Figure scripts

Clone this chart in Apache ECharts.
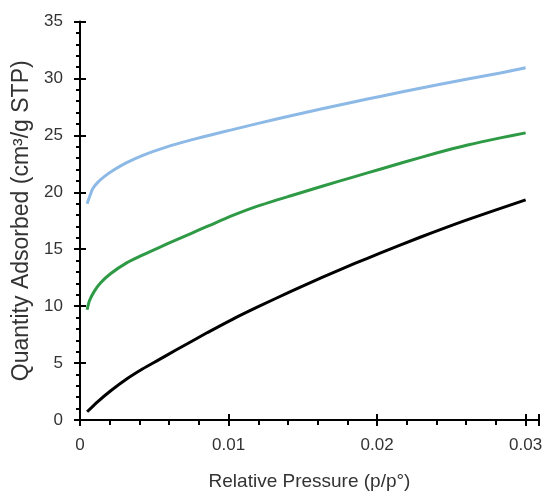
<!DOCTYPE html>
<html>
<head>
<meta charset="utf-8">
<script src="https://cdn.jsdelivr.net/npm/echarts@6/dist/echarts.min.js"></script>
<style>html,body{margin:0;padding:0;background:#fff}#c{width:558px;height:496px}</style>
</head>
<body>
<div id="c"></div>
<script>
const blueX = [0.00048,0.00085,0.00118,0.00161,0.00227,0.00314,0.00423,0.00575,0.0075,0.009,0.0102,0.012,0.0142,0.0163,0.0185,0.0202,0.0218,0.024,0.0261,0.0283,0.03];
const blueY = [19.0,20.3,20.85,21.35,21.95,22.6,23.25,23.95,24.6,25.1,25.48,26.05,26.72,27.33,27.95,28.42,28.85,29.42,29.95,30.48,30.93];
const greenX = [0.00048,0.00063,0.00096,0.00139,0.00205,0.00314,0.00423,0.00532,0.0064,0.0075,0.0086,0.0102,0.012,0.0142,0.0163,0.0185,0.0202,0.0218,0.024,0.0261,0.0283,0.03];
const greenY = [9.68,10.45,11.3,12.05,12.85,13.8,14.5,15.15,15.77,16.4,17.02,17.92,18.8,19.7,20.53,21.38,22.02,22.64,23.45,24.15,24.78,25.22];
const blackX = [0.00048,0.00118,0.00205,0.00314,0.00423,0.00532,0.0064,0.0075,0.00858,0.0102,0.012,0.0142,0.0163,0.0185,0.0202,0.0229,0.0261,0.03];
const blackY = [0.72,1.6,2.55,3.6,4.5,5.3,6.1,6.9,7.68,8.8,9.95,11.3,12.52,13.75,14.65,16.05,17.6,19.33];
const xTicks = [0, 0.01, 0.02, 0.03];
const xTitle = 'Relative Pressure (p/p°)';
const yTitle = 'Quantity Adsorbed (cm³/g STP)';

const pair = (xs, ys) => xs.map((x, i) => [x, ys[i]]);
const font = 'Liberation Sans, Arial, sans-serif';
const txt = '#333';

const chart = echarts.init(document.getElementById('c'), null, {renderer: 'canvas'});
const yBase = {
  type: 'value', min: 0, max: 35, interval: 5,
  splitLine: {show: false},
  axisLine: {show: true, lineStyle: {color: '#000', width: 2}}
};
const lineOpts = {type: 'line', showSymbol: false, smooth: 0.2};
chart.setOption({
  animation: false,
  backgroundColor: '#fff',
  grid: {left: 80, right: 19, top: 21.5, bottom: 72, containLabel: false},
  xAxis: [{
    type: 'value', min: 0, max: 0.0309, interval: 0.01,
    splitLine: {show: false},
    axisLine: {show: true, onZero: false, lineStyle: {color: '#000', width: 2}},
    axisTick: {show: true, inside: false, length: 6, lineStyle: {color: '#000', width: 2}},
    minorTick: {show: true, splitNumber: 5, length: 5, lineStyle: {color: '#000', width: 2}},
    axisLabel: {
      margin: 17, color: txt, fontSize: 17, fontFamily: font, showMaxLabel: false,
      formatter: v => { const m = xTicks.find(t => Math.abs(t - v) < 1e-9); return m === undefined ? '' : String(m); }
    },
    name: xTitle, nameLocation: 'middle', nameGap: 52,
    nameTextStyle: {color: txt, fontSize: 19, fontFamily: font}
  }, {
    type: 'value', min: 0, max: 0.0309, interval: 0.01, position: 'bottom',
    splitLine: {show: false}, axisLine: {show: false}, axisLabel: {show: false},
    axisTick: {show: true, inside: true, length: 6, lineStyle: {color: '#000', width: 2}}
  }],
  yAxis: [Object.assign({}, yBase, {
    axisTick: {show: true, inside: false, length: 6, lineStyle: {color: '#000', width: 2}},
    minorTick: {show: true, splitNumber: 5, length: 4, lineStyle: {color: '#000', width: 2}},
    axisLabel: {margin: 17, color: txt, fontSize: 17, fontFamily: font},
    name: yTitle, nameLocation: 'middle', nameGap: 45,
    nameTextStyle: {color: txt, fontSize: 23, fontFamily: font}
  }), Object.assign({}, yBase, {
    position: 'left', axisLine: {show: false}, axisLabel: {show: false},
    axisTick: {show: true, inside: true, length: 6, lineStyle: {color: '#000', width: 2}}
  })],
  series: [
    Object.assign({}, lineOpts, {data: pair(blueX, blueY), lineStyle: {color: '#8db9e6', width: 3}}),
    Object.assign({}, lineOpts, {data: pair(greenX, greenY), lineStyle: {color: '#2f9a45', width: 3}}),
    Object.assign({}, lineOpts, {data: pair(blackX, blackY), lineStyle: {color: '#000', width: 3}})
  ]
});
</script>
</body>
</html>
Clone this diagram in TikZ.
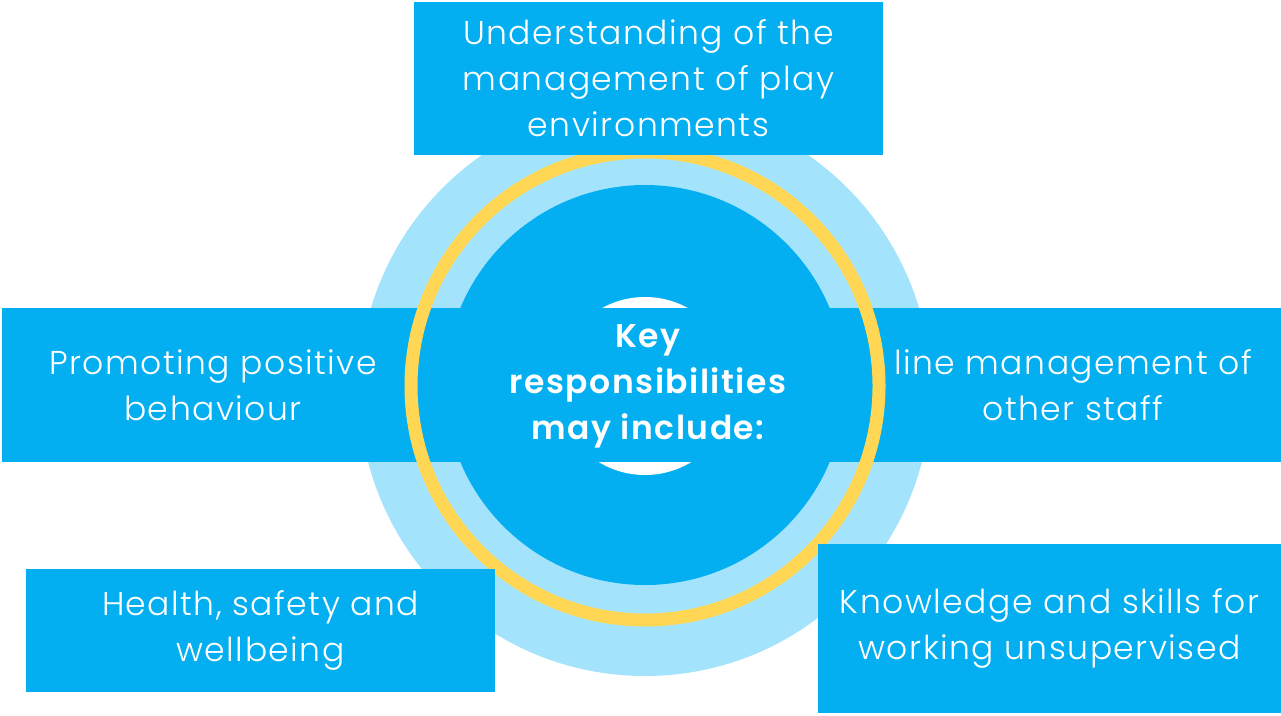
\documentclass[tikz,border=0pt]{standalone}
\usepackage{fontspec}
\IfFontExistsTF{Poppins Light}
  {\setmainfont{Poppins Light}[BoldFont=Poppins SemiBold, LetterSpace=4.5]}
  {\setmainfont{Poppins}[LetterSpace=4]}
\definecolor{boxblue}{RGB}{3,175,241}
\definecolor{paleblue}{RGB}{163,228,252}
\definecolor{ringyellow}{RGB}{255,215,85}
\tikzset{
  card/.style={fill=boxblue, text=white, align=center, inner sep=0pt,
    font=\fontsize{33}{46}\selectfont},
  hub/.style={text=white, align=center, inner sep=0pt,
    font=\fontsize{33}{46}\selectfont\bfseries}
}
\begin{document}
\begin{tikzpicture}[x=1pt, y=-1pt]
        \useasboundingbox (0,0) rectangle (1281,715);
        % rings
        \fill[paleblue] (645,390) circle (286);
        \fill[boxblue] (645,385) circle (200);
        \fill[white] (645,386) circle (89);
        % side cards and band
        \fill[boxblue] (424,308) rectangle (865,462);
        \node[card, minimum width=422pt, minimum height=154pt] (promote) at (213,385) {Promoting positive\\behaviour};
        \node[card, minimum width=416pt, minimum height=154pt] (linemgmt) at (1073,385) {line management of\\other staff};
        \draw[ringyellow, line width=13pt] (645,386) circle (234);
        % other cards
        \node[card, minimum width=469pt, minimum height=153pt] (playenv) at (648.5,78.5) {Understanding of the\\management of play\\environments};
        \node[card, minimum width=469pt, minimum height=123pt] (health) at (260.5,630.5) {Health, safety and\\wellbeing};
        \node[card, minimum width=463pt, minimum height=169pt] (knowledge) at (1049.5,628.5) {Knowledge and skills for\\working unsupervised};
        \node[hub] (key) at (648,386) {Key\\responsibilities\\may include:};
\end{tikzpicture}
\end{document}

» **WHAT THIS TASK INVOLVES**
Omit every picture, and otherwise quote the entries exactly.

» **FULL ANSWER**
Clone this chart in Apache ECharts.
<!DOCTYPE html>
<html>
<head>
<meta charset="utf-8">
<script src="https://cdn.jsdelivr.net/npm/echarts@6/dist/echarts.min.js"></script>
<style>html,body{margin:0;padding:0;background:#fff}#c{width:558px;height:496px}</style>
</head>
<body>
<div id="c"></div>
<script>
const blueX = [0.00048,0.00085,0.00118,0.00161,0.00227,0.00314,0.00423,0.00575,0.0075,0.009,0.0102,0.012,0.0142,0.0163,0.0185,0.0202,0.0218,0.024,0.0261,0.0283,0.03];
const blueY = [19.0,20.3,20.85,21.35,21.95,22.6,23.25,23.95,24.6,25.1,25.48,26.05,26.72,27.33,27.95,28.42,28.85,29.42,29.95,30.48,30.93];
const greenX = [0.00048,0.00063,0.00096,0.00139,0.00205,0.00314,0.00423,0.00532,0.0064,0.0075,0.0086,0.0102,0.012,0.0142,0.0163,0.0185,0.0202,0.0218,0.024,0.0261,0.0283,0.03];
const greenY = [9.68,10.45,11.3,12.05,12.85,13.8,14.5,15.15,15.77,16.4,17.02,17.92,18.8,19.7,20.53,21.38,22.02,22.64,23.45,24.15,24.78,25.22];
const blackX = [0.00048,0.00118,0.00205,0.00314,0.00423,0.00532,0.0064,0.0075,0.00858,0.0102,0.012,0.0142,0.0163,0.0185,0.0202,0.0229,0.0261,0.03];
const blackY = [0.72,1.6,2.55,3.6,4.5,5.3,6.1,6.9,7.68,8.8,9.95,11.3,12.52,13.75,14.65,16.05,17.6,19.33];
const xTicks = [0, 0.01, 0.02, 0.03];
const xTitle = 'Relative Pressure (p/p°)';
const yTitle = 'Quantity Adsorbed (cm³/g STP)';

const pair = (xs, ys) => xs.map((x, i) => [x, ys[i]]);
const font = 'Liberation Sans, Arial, sans-serif';
const txt = '#333';

const chart = echarts.init(document.getElementById('c'), null, {renderer: 'canvas'});
const yBase = {
  type: 'value', min: 0, max: 35, interval: 5,
  splitLine: {show: false},
  axisLine: {show: true, lineStyle: {color: '#000', width: 2}}
};
const lineOpts = {type: 'line', showSymbol: false, smooth: 0.2};
chart.setOption({
  animation: false,
  backgroundColor: '#fff',
  grid: {left: 80, right: 19, top: 21.5, bottom: 72, containLabel: false},
  xAxis: [{
    type: 'value', min: 0, max: 0.0309, interval: 0.01,
    splitLine: {show: false},
    axisLine: {show: true, onZero: false, lineStyle: {color: '#000', width: 2}},
    axisTick: {show: true, inside: false, length: 6, lineStyle: {color: '#000', width: 2}},
    minorTick: {show: true, splitNumber: 5, length: 5, lineStyle: {color: '#000', width: 2}},
    axisLabel: {
      margin: 17, color: txt, fontSize: 17, fontFamily: font, showMaxLabel: false,
      formatter: v => { const m = xTicks.find(t => Math.abs(t - v) < 1e-9); return m === undefined ? '' : String(m); }
    },
    name: xTitle, nameLocation: 'middle', nameGap: 52,
    nameTextStyle: {color: txt, fontSize: 19, fontFamily: font}
  }, {
    type: 'value', min: 0, max: 0.0309, interval: 0.01, position: 'bottom',
    splitLine: {show: false}, axisLine: {show: false}, axisLabel: {show: false},
    axisTick: {show: true, inside: true, length: 6, lineStyle: {color: '#000', width: 2}}
  }],
  yAxis: [Object.assign({}, yBase, {
    axisTick: {show: true, inside: false, length: 6, lineStyle: {color: '#000', width: 2}},
    minorTick: {show: true, splitNumber: 5, length: 4, lineStyle: {color: '#000', width: 2}},
    axisLabel: {margin: 17, color: txt, fontSize: 17, fontFamily: font},
    name: yTitle, nameLocation: 'middle', nameGap: 45,
    nameTextStyle: {color: txt, fontSize: 23, fontFamily: font}
  }), Object.assign({}, yBase, {
    position: 'left', axisLine: {show: false}, axisLabel: {show: false},
    axisTick: {show: true, inside: true, length: 6, lineStyle: {color: '#000', width: 2}}
  })],
  series: [
    Object.assign({}, lineOpts, {data: pair(blueX, blueY), lineStyle: {color: '#8db9e6', width: 3}}),
    Object.assign({}, lineOpts, {data: pair(greenX, greenY), lineStyle: {color: '#2f9a45', width: 3}}),
    Object.assign({}, lineOpts, {data: pair(blackX, blackY), lineStyle: {color: '#000', width: 3}})
  ]
});
</script>
</body>
</html>
Clone this diagram in TikZ.
\documentclass[tikz,border=0pt]{standalone}
\usepackage{fontspec}
\IfFontExistsTF{Poppins Light}
  {\setmainfont{Poppins Light}[BoldFont=Poppins SemiBold, LetterSpace=4.5]}
  {\setmainfont{Poppins}[LetterSpace=4]}
\definecolor{boxblue}{RGB}{3,175,241}
\definecolor{paleblue}{RGB}{163,228,252}
\definecolor{ringyellow}{RGB}{255,215,85}
\tikzset{
  card/.style={fill=boxblue, text=white, align=center, inner sep=0pt,
    font=\fontsize{33}{46}\selectfont},
  hub/.style={text=white, align=center, inner sep=0pt,
    font=\fontsize{33}{46}\selectfont\bfseries}
}
\begin{document}
\begin{tikzpicture}[x=1pt, y=-1pt]
        \useasboundingbox (0,0) rectangle (1281,715);
        % rings
        \fill[paleblue] (645,390) circle (286);
        \fill[boxblue] (645,385) circle (200);
        \fill[white] (645,386) circle (89);
        % side cards and band
        \fill[boxblue] (424,308) rectangle (865,462);
        \node[card, minimum width=422pt, minimum height=154pt] (promote) at (213,385) {Promoting positive\\behaviour};
        \node[card, minimum width=416pt, minimum height=154pt] (linemgmt) at (1073,385) {line management of\\other staff};
        \draw[ringyellow, line width=13pt] (645,386) circle (234);
        % other cards
        \node[card, minimum width=469pt, minimum height=153pt] (playenv) at (648.5,78.5) {Understanding of the\\management of play\\environments};
        \node[card, minimum width=469pt, minimum height=123pt] (health) at (260.5,630.5) {Health, safety and\\wellbeing};
        \node[card, minimum width=463pt, minimum height=169pt] (knowledge) at (1049.5,628.5) {Knowledge and skills for\\working unsupervised};
        \node[hub] (key) at (648,386) {Key\\responsibilities\\may include:};
\end{tikzpicture}
\end{document}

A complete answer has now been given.